In this year’s biennial budget, the agency got $600,000 to modernize the
system, or about 6% of the department’s $10 million budget. Last
biennium, the department got $1 million to update a 20-year-old
document-management system. They are now launching the new system, which
will house all of the department’s documentation moving forward.
“If you don’t have the latest and greatest technology, from a security standpoint, all of it’s at risk,” Merrifield said.
He
emailed his entire staff after the Peterborough incident, reminding
them to be cautious. “Let’s be very cautious over the information that
we’re custodians of,” he told them.
Prevention
Denis
Goulet, commissioner of the New Hampshire Department of Information
Technology, said the state has been requiring state employees to take
cyber awareness training for the past four or five years.
But while training employees how to avoid these scams is one part of securing systems in the state, it’s not enough.
“You’re not going to train the risk away,” Sgro said.
And
for now, town employees don’t have access to the trainings required for
state employees. Goulet would like to work with towns more, and money
from the federal infrastructure bill that’s currently being debated by
Congress would help that happen.
The
federal infrastructure bill would direct $10 million for cybersecurity
in New Hampshire over a four-year period. Goulet said the amount isn’t
huge, considering the challenge, but it’s a lot more than what towns and
cities currently have to work with. For instance, right now Goulet’s
department is applying for a $400,000 grant through the U.S. Department
of Homeland Security.
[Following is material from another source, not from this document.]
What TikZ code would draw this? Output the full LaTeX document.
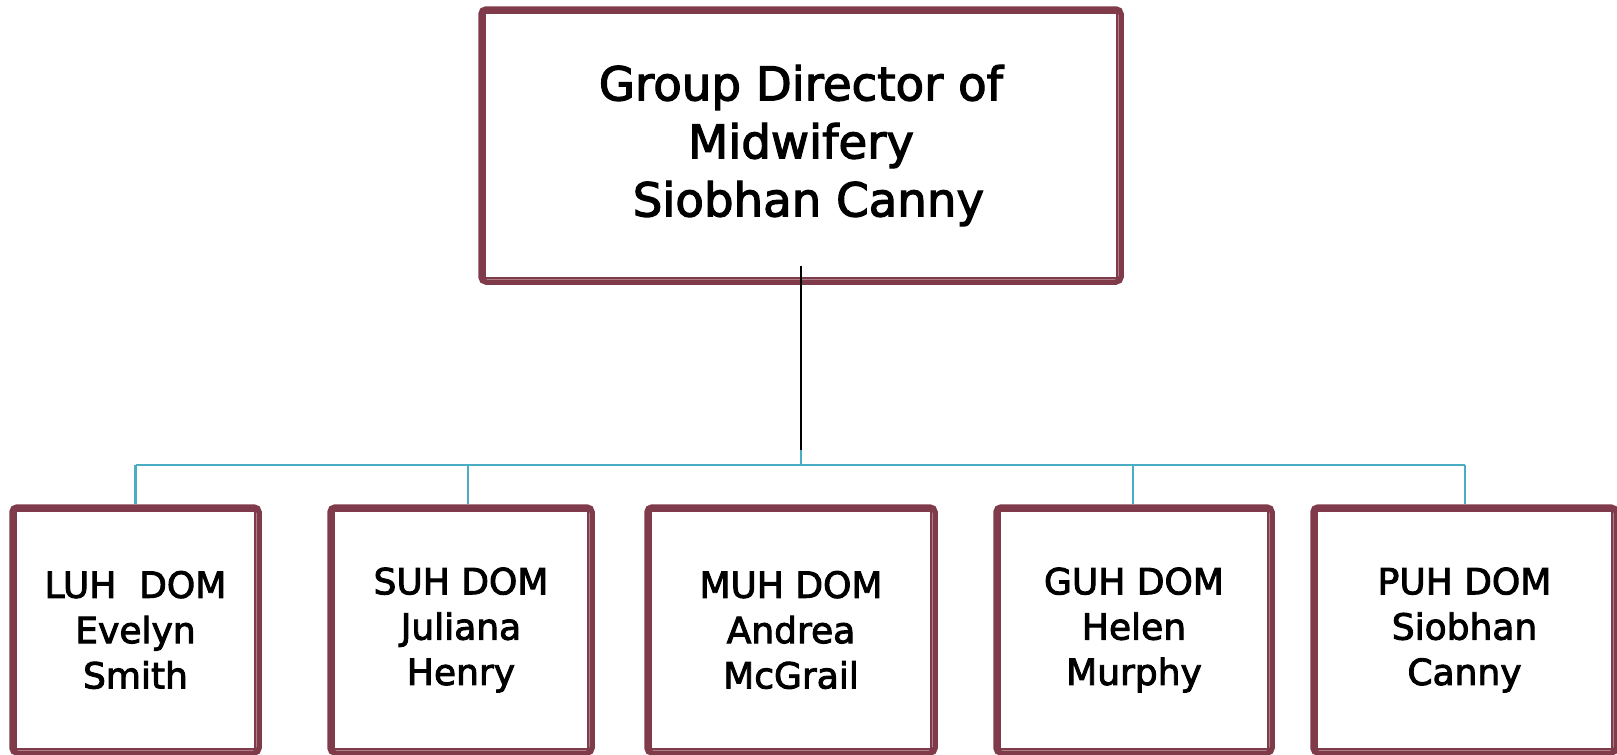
\documentclass[tikz,border=0pt]{standalone}
\usepackage{fontspec}
\setmainfont{DejaVu Sans}
\newfontfamily\boxfont{DejaVu Sans}[FakeBold=2.6]
\definecolor{maroon}{RGB}{128,59,74}
\definecolor{aqua}{RGB}{75,172,198}
\def\px{0.75pt}
\newcommand\innerline[1]{\draw[maroon, line width=1.6*\px] ([shift={(6.5,6.5)}]#1.north west) rectangle ([shift={(-6.5,-6.5)}]#1.south east);}
\begin{document}
\begin{tikzpicture}[x=0.75pt,y=-0.75pt,
  frame/.style={draw=maroon, line width=5.5*\px, rounded corners=5*\px, fill=white, inner sep=0pt, align=center, text=black},
  smallbox/.style={frame, minimum height=246*\px, font=\boxfont\fontsize{27}{34}\selectfont},
  bigbox/.style={frame, font=\boxfont\fontsize{35}{43.5}\selectfont},
  conn/.style={draw=aqua, line width=1.6pt},
  stem/.style={draw=black, line width=1.6pt}]
\useasboundingbox (0,0) rectangle (1617,754);
\fill[white] (0,0) rectangle (1617,754);

\node[bigbox, minimum width=640*\px, minimum height=273*\px] (top) at (801,145.5)
  {Group Director of\\Midwifery\\\ Siobhan Canny};
\innerline{top}

\node[smallbox, minimum width=247*\px] (luh) at (135.5,630) {LUH\ \ DOM\\Evelyn\\Smith};
\node[smallbox, minimum width=262*\px] (suh) at (461,630) {SUH DOM\\Juliana\\Henry};
\node[smallbox, minimum width=288*\px] (muh) at (791,630) {MUH DOM\\Andrea\\McGrail};
\node[smallbox, minimum width=276*\px] (guh) at (1134,630) {GUH DOM\\Helen\\Murphy};
\node[smallbox, minimum width=303*\px] (puh) at (1464.5,630) {PUH DOM\\Siobhan\\Canny};
\foreach \n in {luh,suh,muh,guh,puh} {\innerline{\n}}

\coordinate (hub) at (801,465);
\coordinate (stemend) at (801,450);
\coordinate (jL) at (135.5,465);
\coordinate (jS) at (468,465);
\coordinate (jG) at (1133,465);
\coordinate (jP) at (1465,465);

\draw[conn] (jL) -- (jP);
\draw[conn] (hub) -- (stemend);
\draw[stem] ([yshift=14]top.south) -- (stemend);
\draw[conn] (jL) -- (jL |- luh.north);
\draw[conn] (jS) -- (jS |- suh.north);
\draw[conn] (jG) -- (jG |- guh.north);
\draw[conn] (jP) -- (jP |- puh.north);
\end{tikzpicture}
\end{document}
The money would be used to work with local
communities.
Sgro said
cybersecurity is a big problem that will require a more coordinated
response. “We need to do something at a much larger programmatic level
than the local level,” he said. He believes infrastructure is one part
of that.
The
state also uses technological tools to filter out nefarious emails.
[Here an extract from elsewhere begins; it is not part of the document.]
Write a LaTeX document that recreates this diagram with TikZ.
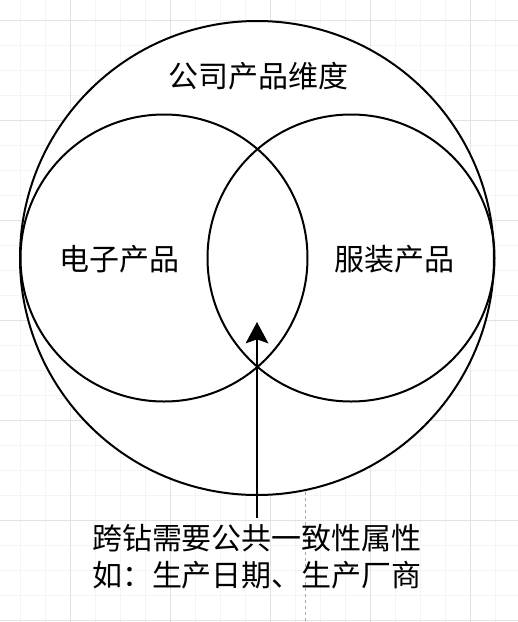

Goulet said anywhere from 94% to 96% of emails state employees receive
never land in their inboxes and are instead filtered out as garbage.
And
while Goulet said the transparent nature of government has made
agencies more vulnerable, he doesn’t believe that less transparency is
the answer.
“I just think that it’s a call to action for us to pay attention and be more careful as public officials,” he said.
Because
some cyberattacks could potentially shut down major parts of government
entities, Goulet also worries about the continuity of governance.
The
town of Salem was targeted last October, right before the election. The
attack used ransomware that locked up some of the town’s files after an
employee clicked on a bad link, granting criminals access to the town’s
system.
“They
essentially encrypted our systems so that we did not have access to them
any longer,” said Chris Dillon, Salem’s town manager.
Most
of the town’s systems were down for a week, and it was a month before
everything was fully restored to normal. The town avoided having to pay
the ransom.
Dillon
hopes it won’t happen again, but he’s not too optimistic given how
prevalent cybercrime has become and how easy it can be to inadvertently
hand over sensitive information.
“It just takes one person clicking on one link,” he said.
Public entities in the state don’t have dedicated money or staff to
work on these issues. That can make it easier for a criminal
organization to successfully attack a town rather than a large company
that has a big budget for cybersecurity and expert employees.